EXERCISE:
Without including any pictures, write out the listing below exactly.

GIVEN DATA:

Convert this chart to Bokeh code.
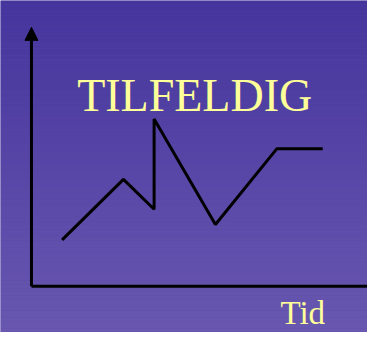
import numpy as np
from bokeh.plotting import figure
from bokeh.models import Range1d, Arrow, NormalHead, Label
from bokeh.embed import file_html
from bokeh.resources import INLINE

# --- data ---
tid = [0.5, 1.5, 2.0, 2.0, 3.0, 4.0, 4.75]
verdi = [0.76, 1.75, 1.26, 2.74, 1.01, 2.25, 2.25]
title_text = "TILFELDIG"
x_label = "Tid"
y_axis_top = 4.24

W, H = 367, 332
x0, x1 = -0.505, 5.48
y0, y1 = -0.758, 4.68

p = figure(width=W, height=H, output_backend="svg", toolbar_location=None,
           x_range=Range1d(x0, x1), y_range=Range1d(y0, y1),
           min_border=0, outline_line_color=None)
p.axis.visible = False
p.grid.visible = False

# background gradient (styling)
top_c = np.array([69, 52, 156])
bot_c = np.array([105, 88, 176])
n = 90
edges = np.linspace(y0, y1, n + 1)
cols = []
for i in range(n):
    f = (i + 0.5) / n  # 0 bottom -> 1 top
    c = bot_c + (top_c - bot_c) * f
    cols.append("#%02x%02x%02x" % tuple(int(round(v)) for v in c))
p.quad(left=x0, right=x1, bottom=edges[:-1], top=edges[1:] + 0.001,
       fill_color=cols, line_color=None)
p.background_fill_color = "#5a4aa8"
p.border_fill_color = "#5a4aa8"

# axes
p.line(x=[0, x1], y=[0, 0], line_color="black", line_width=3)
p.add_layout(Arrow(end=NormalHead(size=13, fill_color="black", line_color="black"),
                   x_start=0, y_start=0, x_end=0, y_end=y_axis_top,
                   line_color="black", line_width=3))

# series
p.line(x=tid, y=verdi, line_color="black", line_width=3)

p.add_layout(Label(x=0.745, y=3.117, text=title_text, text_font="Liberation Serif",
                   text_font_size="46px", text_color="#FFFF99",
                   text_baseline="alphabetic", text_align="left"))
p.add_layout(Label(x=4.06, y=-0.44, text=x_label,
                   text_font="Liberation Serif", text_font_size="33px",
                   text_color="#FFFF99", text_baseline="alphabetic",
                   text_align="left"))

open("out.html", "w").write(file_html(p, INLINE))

SOLUTION TO THIS PROBLEM:
Convert this chart to Bokeh code.
import numpy as np
from bokeh.plotting import figure
from bokeh.models import Range1d, Arrow, NormalHead, Label
from bokeh.embed import file_html
from bokeh.resources import INLINE

# --- data ---
tid = [0.5, 1.5, 2.0, 2.0, 3.0, 4.0, 4.75]
verdi = [0.76, 1.75, 1.26, 2.74, 1.01, 2.25, 2.25]
title_text = "TILFELDIG"
x_label = "Tid"
y_axis_top = 4.24

W, H = 367, 332
x0, x1 = -0.505, 5.48
y0, y1 = -0.758, 4.68

p = figure(width=W, height=H, output_backend="svg", toolbar_location=None,
           x_range=Range1d(x0, x1), y_range=Range1d(y0, y1),
           min_border=0, outline_line_color=None)
p.axis.visible = False
p.grid.visible = False

# background gradient (styling)
top_c = np.array([69, 52, 156])
bot_c = np.array([105, 88, 176])
n = 90
edges = np.linspace(y0, y1, n + 1)
cols = []
for i in range(n):
    f = (i + 0.5) / n  # 0 bottom -> 1 top
    c = bot_c + (top_c - bot_c) * f
    cols.append("#%02x%02x%02x" % tuple(int(round(v)) for v in c))
p.quad(left=x0, right=x1, bottom=edges[:-1], top=edges[1:] + 0.001,
       fill_color=cols, line_color=None)
p.background_fill_color = "#5a4aa8"
p.border_fill_color = "#5a4aa8"

# axes
p.line(x=[0, x1], y=[0, 0], line_color="black", line_width=3)
p.add_layout(Arrow(end=NormalHead(size=13, fill_color="black", line_color="black"),
                   x_start=0, y_start=0, x_end=0, y_end=y_axis_top,
                   line_color="black", line_width=3))

# series
p.line(x=tid, y=verdi, line_color="black", line_width=3)

p.add_layout(Label(x=0.745, y=3.117, text=title_text, text_font="Liberation Serif",
                   text_font_size="46px", text_color="#FFFF99",
                   text_baseline="alphabetic", text_align="left"))
p.add_layout(Label(x=4.06, y=-0.44, text=x_label,
                   text_font="Liberation Serif", text_font_size="33px",
                   text_color="#FFFF99", text_baseline="alphabetic",
                   text_align="left"))

open("out.html", "w").write(file_html(p, INLINE))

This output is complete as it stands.